- Problem to solve:
Nothing after the line with "Chart.register(...registerables);" belongs in the copy; extract the lines below from the top through that line, pictures left out.

- Source excerpt:
========================================================================

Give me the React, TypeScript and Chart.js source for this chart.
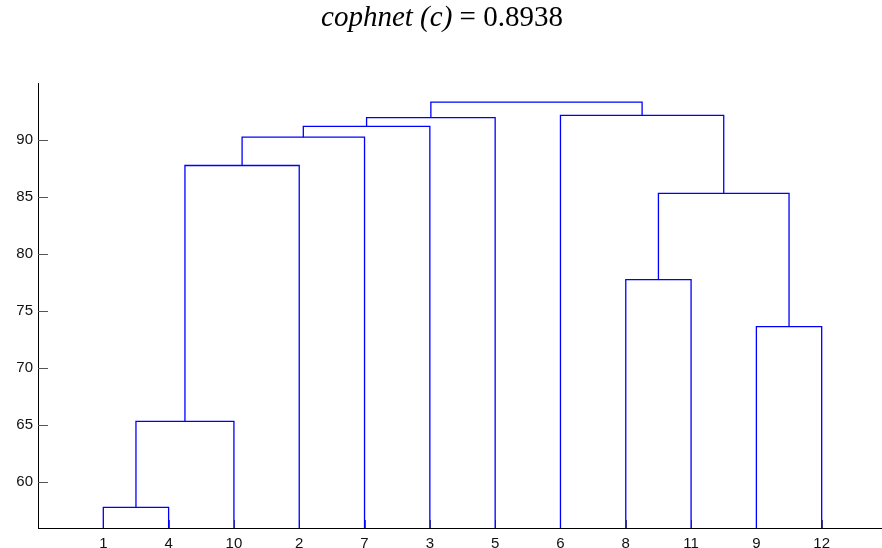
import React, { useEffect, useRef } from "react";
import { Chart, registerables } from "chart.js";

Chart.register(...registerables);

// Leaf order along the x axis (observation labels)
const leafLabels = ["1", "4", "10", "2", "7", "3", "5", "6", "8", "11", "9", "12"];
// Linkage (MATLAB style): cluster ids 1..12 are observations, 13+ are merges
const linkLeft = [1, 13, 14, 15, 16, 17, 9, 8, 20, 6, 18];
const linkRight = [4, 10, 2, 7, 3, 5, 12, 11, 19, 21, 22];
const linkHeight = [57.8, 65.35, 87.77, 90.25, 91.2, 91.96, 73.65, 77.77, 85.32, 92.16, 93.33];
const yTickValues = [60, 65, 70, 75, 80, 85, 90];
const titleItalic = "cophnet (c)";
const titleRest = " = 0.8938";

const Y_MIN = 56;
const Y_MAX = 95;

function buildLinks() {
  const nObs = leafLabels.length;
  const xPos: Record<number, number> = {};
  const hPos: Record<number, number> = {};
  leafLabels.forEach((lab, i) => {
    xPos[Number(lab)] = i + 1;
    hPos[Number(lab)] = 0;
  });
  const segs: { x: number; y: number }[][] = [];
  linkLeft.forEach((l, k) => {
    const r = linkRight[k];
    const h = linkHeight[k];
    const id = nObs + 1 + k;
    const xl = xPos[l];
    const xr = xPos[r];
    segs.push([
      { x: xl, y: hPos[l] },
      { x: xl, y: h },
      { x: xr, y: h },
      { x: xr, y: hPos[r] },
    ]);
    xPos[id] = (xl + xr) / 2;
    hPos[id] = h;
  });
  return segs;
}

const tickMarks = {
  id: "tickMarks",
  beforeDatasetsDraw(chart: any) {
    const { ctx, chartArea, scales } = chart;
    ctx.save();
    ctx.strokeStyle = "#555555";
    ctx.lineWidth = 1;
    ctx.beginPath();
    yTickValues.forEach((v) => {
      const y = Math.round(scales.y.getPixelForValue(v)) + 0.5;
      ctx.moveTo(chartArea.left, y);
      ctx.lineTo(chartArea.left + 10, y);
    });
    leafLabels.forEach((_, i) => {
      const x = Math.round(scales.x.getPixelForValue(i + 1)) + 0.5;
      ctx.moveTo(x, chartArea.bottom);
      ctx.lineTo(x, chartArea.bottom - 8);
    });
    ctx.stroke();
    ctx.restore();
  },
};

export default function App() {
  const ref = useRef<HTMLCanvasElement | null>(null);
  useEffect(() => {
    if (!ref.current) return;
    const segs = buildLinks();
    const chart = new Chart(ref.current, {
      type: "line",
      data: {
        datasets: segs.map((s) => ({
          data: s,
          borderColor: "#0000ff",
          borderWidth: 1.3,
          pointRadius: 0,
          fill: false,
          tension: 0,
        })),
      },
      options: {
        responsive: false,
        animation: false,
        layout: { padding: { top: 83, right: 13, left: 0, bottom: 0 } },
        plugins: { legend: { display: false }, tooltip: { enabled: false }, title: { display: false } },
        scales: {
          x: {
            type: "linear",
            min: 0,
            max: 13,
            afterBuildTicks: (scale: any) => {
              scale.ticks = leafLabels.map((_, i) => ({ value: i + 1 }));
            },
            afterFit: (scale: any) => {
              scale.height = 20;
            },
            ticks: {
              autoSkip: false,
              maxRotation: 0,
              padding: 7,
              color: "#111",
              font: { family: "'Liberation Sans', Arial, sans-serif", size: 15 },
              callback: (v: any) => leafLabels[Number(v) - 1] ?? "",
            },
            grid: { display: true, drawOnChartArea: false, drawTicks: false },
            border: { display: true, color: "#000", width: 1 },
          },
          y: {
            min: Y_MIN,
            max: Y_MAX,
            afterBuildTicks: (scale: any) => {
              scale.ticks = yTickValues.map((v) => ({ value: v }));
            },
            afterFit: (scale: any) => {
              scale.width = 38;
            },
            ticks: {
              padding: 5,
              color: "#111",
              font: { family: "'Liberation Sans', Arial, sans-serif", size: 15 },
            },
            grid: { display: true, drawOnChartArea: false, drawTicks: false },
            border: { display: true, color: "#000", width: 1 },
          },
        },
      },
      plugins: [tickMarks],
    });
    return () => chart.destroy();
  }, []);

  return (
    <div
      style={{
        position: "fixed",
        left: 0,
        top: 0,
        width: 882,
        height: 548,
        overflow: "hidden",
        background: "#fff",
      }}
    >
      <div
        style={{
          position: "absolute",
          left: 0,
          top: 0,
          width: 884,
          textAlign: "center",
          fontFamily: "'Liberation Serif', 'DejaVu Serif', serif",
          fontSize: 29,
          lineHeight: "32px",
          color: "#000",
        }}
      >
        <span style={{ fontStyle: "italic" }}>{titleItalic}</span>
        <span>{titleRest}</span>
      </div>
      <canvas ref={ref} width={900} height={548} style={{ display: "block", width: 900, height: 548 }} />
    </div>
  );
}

========================================================================

- Task answer:
Give me the React, TypeScript and Chart.js source for this chart.
import React, { useEffect, useRef } from "react";
import { Chart, registerables } from "chart.js";

Chart.register(...registerables);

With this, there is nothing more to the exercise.